Exercise goal.
Copy exactly the lines from the beginning of the data down to and including the line holding "90, step: 10", without any pictures.
|---|
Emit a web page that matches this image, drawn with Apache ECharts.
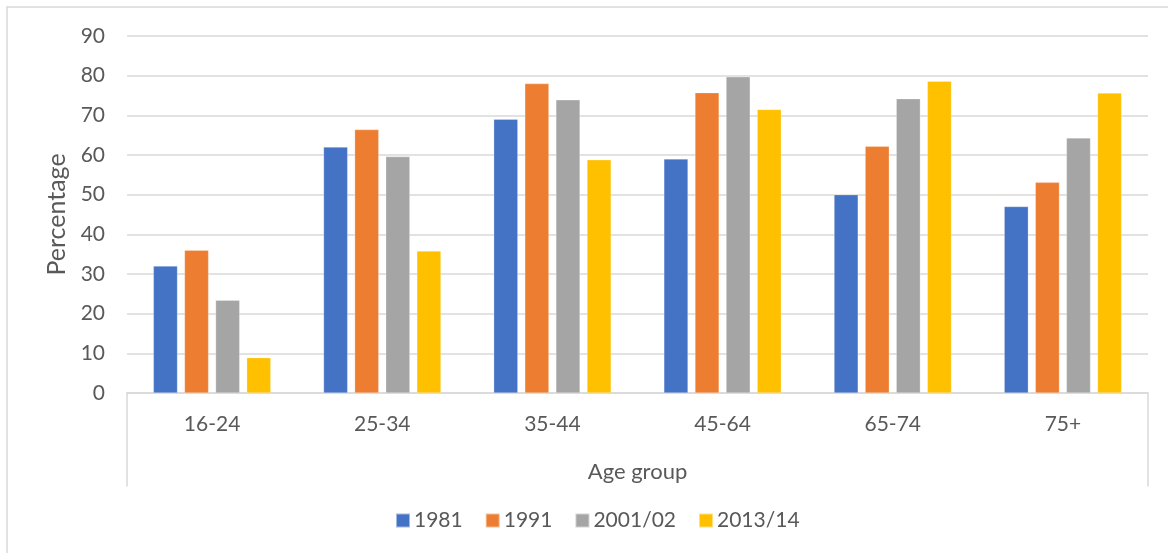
<!DOCTYPE html>
<html>
<head>
<meta charset="utf-8">
<script src="https://cdn.jsdelivr.net/npm/echarts@6/dist/echarts.min.js"></script>
<style>
  html, body { margin: 0; padding: 0; background: #ffffff; }
  #chart { width: 1168px; height: 553px; }
</style>
</head>
<body>
<div id="chart"></div>
<script>
// Share of people in each age group, by survey year (percent)
const ageGroups = ['16-24', '25-34', '35-44', '45-64', '65-74', '75+'];
const years = ['1981', '1991', '2001/02', '2013/14'];
const values1981 = [32, 62, 69, 59, 50, 47];
const values1991 = [36, 66.4, 78, 75.7, 62.2, 53.1];
const values2001 = [23.4, 59.6, 73.9, 79.7, 74.2, 64.3];
const values2013 = [8.9, 35.8, 58.8, 71.5, 78.6, 75.6];
const yTicks = { min: 0, max: 90, step: 10 };

const palette = ['#4472c4', '#ed7d31', '#a5a5a5', '#ffc000'];
const seriesValues = [values1981, values1991, values2001, values2013];
const textColor = '#595959';
const lineColor = '#d9d9d9';
const fontFamily = 'Lato, "Open Sans", sans-serif';

const chart = echarts.init(document.getElementById('chart'), null, { renderer: 'canvas' });

const option = {
  animation: false,
  backgroundColor: '#ffffff',
  color: palette,
  textStyle: { fontFamily: fontFamily, color: textColor },
  graphic: [{
    type: 'rect',
    shape: { x: 7, y: 7, width: 1300, height: 700 },
    style: { fill: 'none', stroke: lineColor, lineWidth: 1.5 },
    silent: true,
    z: -10
  }],
  legend: {
    data: years,
    bottom: 17,
    left: 390,
    itemWidth: 14,
    itemHeight: 14,
    itemGap: 22,
    icon: 'rect',
    textStyle: { fontSize: 21, color: textColor, fontFamily: fontFamily, padding: [0, 0, 0, -1] }
  },
  grid: [
    { left: 127, right: 20, top: 36, bottom: 160 },
    { left: 127, right: 20, top: 393, height: 93 }
  ],
  xAxis: [{
    type: 'category',
    gridIndex: 0,
    data: ageGroups,
    name: 'Age group',
    nameLocation: 'middle',
    nameGap: 68,
    nameTextStyle: { fontSize: 22, color: textColor, fontFamily: fontFamily },
    axisLine: { show: true, lineStyle: { color: lineColor, width: 1.5 } },
    axisTick: { show: false },
    axisLabel: { fontSize: 21, color: textColor, margin: 21, fontFamily: fontFamily },
    splitLine: { show: false }
  }, {
    type: 'category',
    gridIndex: 1,
    data: ageGroups,
    show: false
  }],
  yAxis: [{
    type: 'value',
    gridIndex: 0,
    min: yTicks.min,
    max: yTicks.max,
    interval: yTicks.step,
    name: 'Percentage',
    nameLocation: 'middle',
    nameGap: 54,
    nameTextStyle: { fontSize: 25, color: textColor, fontFamily: fontFamily },
    axisLine: { show: false },
    axisTick: { show: false },
    axisLabel: { fontSize: 21, color: textColor, margin: 22, fontFamily: fontFamily },
    splitLine: { show: true, lineStyle: { color: lineColor, width: 1.5 } }
  }, {
    // left edge line of the category label band
    type: 'value',
    gridIndex: 1,
    position: 'left',
    axisLine: { show: true, lineStyle: { color: lineColor, width: 1.5 } },
    axisTick: { show: false },
    axisLabel: { show: false },
    splitLine: { show: false }
  }, {
    // right edge line of the category label band
    type: 'value',
    gridIndex: 1,
    position: 'right',
    axisLine: { show: true, lineStyle: { color: lineColor, width: 1.5 } },
    axisTick: { show: false },
    axisLabel: { show: false },
    splitLine: { show: false }
  }],
  series: years.map((name, i) => ({
    name: name,
    type: 'bar',
    xAxisIndex: 0,
    yAxisIndex: 0,
    data: seriesValues[i],
    barGap: '29%',
    barCategoryGap: '31%',
    itemStyle: { color: palette[i], borderColor: 'rgba(255,255,255,0.5)', borderWidth: 0.5 }
  }))
};

chart.setOption(option);
</script>
</body>
</html>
|---|
Answer in full.
Emit a web page that matches this image, drawn with Apache ECharts.
<!DOCTYPE html>
<html>
<head>
<meta charset="utf-8">
<script src="https://cdn.jsdelivr.net/npm/echarts@6/dist/echarts.min.js"></script>
<style>
  html, body { margin: 0; padding: 0; background: #ffffff; }
  #chart { width: 1168px; height: 553px; }
</style>
</head>
<body>
<div id="chart"></div>
<script>
// Share of people in each age group, by survey year (percent)
const ageGroups = ['16-24', '25-34', '35-44', '45-64', '65-74', '75+'];
const years = ['1981', '1991', '2001/02', '2013/14'];
const values1981 = [32, 62, 69, 59, 50, 47];
const values1991 = [36, 66.4, 78, 75.7, 62.2, 53.1];
const values2001 = [23.4, 59.6, 73.9, 79.7, 74.2, 64.3];
const values2013 = [8.9, 35.8, 58.8, 71.5, 78.6, 75.6];
const yTicks = { min: 0, max: 90, step: 10 };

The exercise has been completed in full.